Pure Rust Single-Threaded Profiling Plan¶

Issue: mrrc-u33.2
Objective: Comprehensive profiling of pure Rust (mrrc) single-threaded file reading performance to identify bottlenecks for optimization.

Background¶

Current baseline performance (from criterion.rs): - Read 1k records: ~0.94ms (1,062,995 rec/s) - Read 10k records: ~9.39ms (1,064,711 rec/s)

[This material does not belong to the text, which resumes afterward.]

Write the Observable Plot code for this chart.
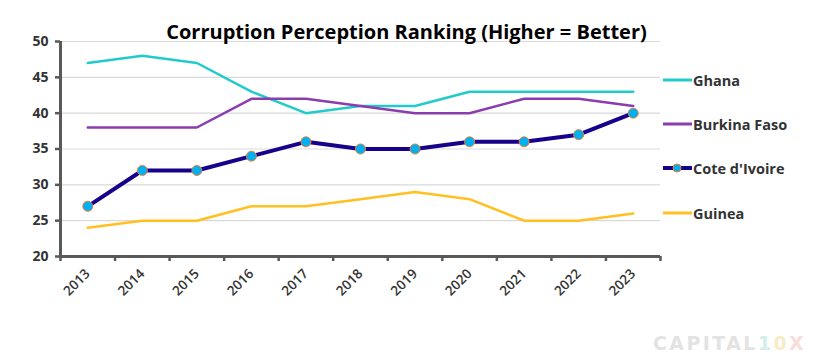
<!DOCTYPE html>
<html>
<head>
<meta charset="utf-8">
<script src="https://cdn.jsdelivr.net/npm/d3@7"></script>
<script src="https://cdn.jsdelivr.net/npm/@observablehq/plot@0.6"></script>
<style>
  html, body { margin: 0; padding: 0; background: #fff; }
  #wrap { position: relative; width: 816px; height: 357px; overflow: hidden; }
  .leg { position: absolute; left: 663px; font-family: "Open Sans", sans-serif; font-weight: 700; font-size: 14.5px; color: #333; display: flex; align-items: center; }
  .leg svg { margin-right: 1px; }
  #logo { position: absolute; left: 653px; top: 334px; line-height: 19px; font-family: "DejaVu Sans", sans-serif; font-weight: 700; font-size: 19px; letter-spacing: 2.4px; white-space: nowrap; }
</style>
</head>
<body>
<div id="wrap"></div>
<script>
const years = [2013, 2014, 2015, 2016, 2017, 2018, 2019, 2020, 2021, 2022, 2023];
const ghana = [47, 48, 47, 43, 40, 41, 41, 43, 43, 43, 43];
const burkinaFaso = [38, 38, 38, 42, 42, 41, 40, 40, 42, 42, 41];
const coteDIvoire = [27, 32, 32, 34, 36, 35, 35, 36, 36, 37, 40];
const guinea = [24, 25, 25, 27, 27, 28, 29, 28, 25, 25, 26];
const seriesNames = ["Ghana", "Burkina Faso", "Cote d'Ivoire", "Guinea"];
const seriesColors = ["#22CBCB", "#8B3DAF", "#17008A", "#FFC020"];
const yTicks = [20, 25, 30, 35, 40, 45, 50];
const title = "Corruption Perception Ranking (Higher = Better)";

const rows = (name, vals) => years.map((y, i) => ({year: y, value: vals[i], series: name}));
const gh = rows("Ghana", ghana);
const bf = rows("Burkina Faso", burkinaFaso);
const ci = rows("Cote d'Ivoire", coteDIvoire);
const gu = rows("Guinea", guinea);
const edges = d3.range(years[0] - 0.5, years[years.length - 1] + 1, 1);

const font = "'Open Sans', sans-serif";
const chart = Plot.plot({
  width: 816,
  height: 357,
  marginLeft: 60,
  marginRight: 156,
  marginTop: 41,
  marginBottom: 101,
  style: {fontFamily: font, background: "#fff"},
  x: {domain: [years[0] - 0.5, years[years.length - 1] + 0.5]},
  y: {domain: [20, 50]},
  marks: [
    Plot.ruleY(yTicks.slice(1), {stroke: "#d9d9d9", strokeWidth: 1.2, strokeOpacity: 1}),
    Plot.line(gh, {x: "year", y: "value", stroke: seriesColors[0], strokeWidth: 2.5}),
    Plot.line(bf, {x: "year", y: "value", stroke: seriesColors[1], strokeWidth: 2.5}),
    Plot.line(gu, {x: "year", y: "value", stroke: seriesColors[3], strokeWidth: 2.5}),
    Plot.line(ci, {x: "year", y: "value", stroke: seriesColors[2], strokeWidth: 4}),
    Plot.dot(ci, {x: "year", y: "value", r: 5, fill: "#00B0F0", stroke: "#ED7D31", strokeWidth: 1}),
    Plot.ruleX([years[0] - 0.5], {stroke: "#595959", strokeWidth: 3}),
    Plot.ruleY([20], {stroke: "#595959", strokeWidth: 3}),
    Plot.axisY({ticks: yTicks, tickSize: 5, tickPadding: 7, stroke: "#595959", strokeWidth: 2.5, fontSize: 14, fontWeight: 700, fill: "#333", label: null}),
    Plot.axisX({ticks: edges, tickSize: 5, stroke: "#595959", strokeWidth: 2.5, tickFormat: () => "", label: null}),
    Plot.axisX({ticks: years, tickSize: 0, tickRotate: -45, tickPadding: 15, tickFormat: d => String(d), fontSize: 13.5, fontWeight: 600, fill: "#333", label: null}),
    Plot.text([title], {frameAnchor: "top", dx: 46, dy: -17, fontSize: 20, fontWeight: 700, fill: "#000", fontFamily: "'Open Sans', sans-serif"})
  ]
});
const wrap = document.getElementById("wrap");
wrap.appendChild(chart);

const legTops = [80, 124, 168, 213];
seriesNames.forEach((name, i) => {
  const d = document.createElement("div");
  d.className = "leg";
  d.style.top = (legTops[i] - 10) + "px";
  const sw = i === 2 ? 4 : 3;
  const dot = i === 2 ? `<circle cx="14" cy="10" r="4" fill="#00B0F0" stroke="#ED7D31" stroke-width="1"/>` : "";
  d.innerHTML = `<svg width="29" height="20"><line x1="0" x2="29" y1="10" y2="10" stroke="${seriesColors[i]}" stroke-width="${sw}"/>${dot}</svg><span>${name}</span>`;
  wrap.appendChild(d);
});
const logo = document.createElement("div");
logo.id = "logo";
logo.innerHTML = `<span style="color:#e3e3e3">CAPITAL</span><span style="color:#d2efe8">1</span><span style="color:#f8ecc8">0</span><span style="color:#f9dcdc">X</span>`;
wrap.appendChild(logo);
</script>
</body>
</html>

This profiling aims to identify bottlenecks within the pure Rust single-threaded implementation to understand where performance is limited and what optimization opportunities exist in this mode.

Profiling Targets¶

1. Raw File I/O (syscall overhead)¶

Baseline: Current buffered read strategy
Question: How much time is spent in read operations vs. processing?
Method: perf syscall tracing, strace

2. Record Boundary Detection (leader identification)¶

Current: Scan for 0x1d (field terminator) to find record boundaries
Question: Is byte-scanning the bottleneck? Can vectorization help?
Method: flamegraph to see time in parsing loop, cachegrind for branch prediction

3. MARC Record Parsing (field extraction)¶

Current: nom parser for variable fields
Question: Is nom overhead significant? Are there hot loops?
Method: flamegraph, perf instruction-level profiling

4. Memory Allocation Patterns¶

Current: Vec allocations for records and fields
Question: Are we allocating too often? Are sizes predictable?
Method: heaptrack, cachegrind

Tools and Methods¶

Tool	Purpose	Command
Criterion.rs	Baseline measurements (already in use)	`cargo bench --release`
flamegraph	Wall-clock profiling, identify hot functions	`cargo flamegraph --bench marc_benchmarks`
perf	CPU profiling, cache behavior	`perf record / perf report`
cachegrind	Cache efficiency, memory patterns	`valgrind --tool=cachegrind`
heaptrack	Memory allocation hotspots	`heaptrack_app`

Execution Plan¶

Phase 1: Baseline & Hot Function Identification (15 min)¶

Run criterion benchmarks with default 10k test set
Generate flamegraph for 10k record read
Identify top 3 time-consuming functions

Phase 2: Detailed Analysis (30 min)¶

For top function: Run cachegrind to understand cache behavior
For syscalls: Run perf with syscall tracing
For memory: Run heaptrack to find allocation patterns

Phase 3: Bottleneck Hypothesis (10 min)¶

Synthesize findings
Generate hypothesis about root cause(s)
List potential optimization targets

Success Criteria¶

✓ Generate flamegraph showing function breakdown
✓ Identify top 3 bottleneck functions by time spent
✓ Quantify cache miss rate for hot functions
✓ Document allocation patterns (count, sizes, frequency)
✓ Produce written analysis with findings and hypotheses
✓ Create actionable recommendations for mrrc-u33.1

Deliverables¶

All outputs to be stored in docs/design/profiling/:

RUST_SINGLE_THREADED_PROFILING_RESULTS.md
Flamegraph analysis (images + interpretation)
Cache statistics (L1, L2, L3 hit rates)
Syscall breakdown
Memory allocation report
Summary table of findings
Flamegraph images
read_10k_flamegraph.svg (full 10k record read)
read_1k_flamegraph.svg (quick profile)
Perf output (raw data)
perf_syscalls.txt
perf_report.txt
Heaptrack output (raw data)
heaptrack.data or summary report
Cachegrind output (raw data)
Top functions by cache misses

Notes¶

All benchmarks use --release mode (opt-level=3)
Test fixture: 10k_records.mrc (standard, ~2.5MB)
Flamegraph uses sampling at 99Hz frequency (default)
Cachegrind simulates modern Intel CPU cache behavior
Heaptrack captures every allocation (may slow execution)

Next Steps (After Profiling)¶

Results feed into bottleneck analysis and optimization proposals (see docs/design/OPTIMIZATION_PROPOSAL.md).

Key questions this profiling answers: 1. Is I/O the bottleneck or parsing? 2. Can we reduce allocations? 3. Are there cache-friendly optimizations? 4. What limits performance in this single-threaded mode?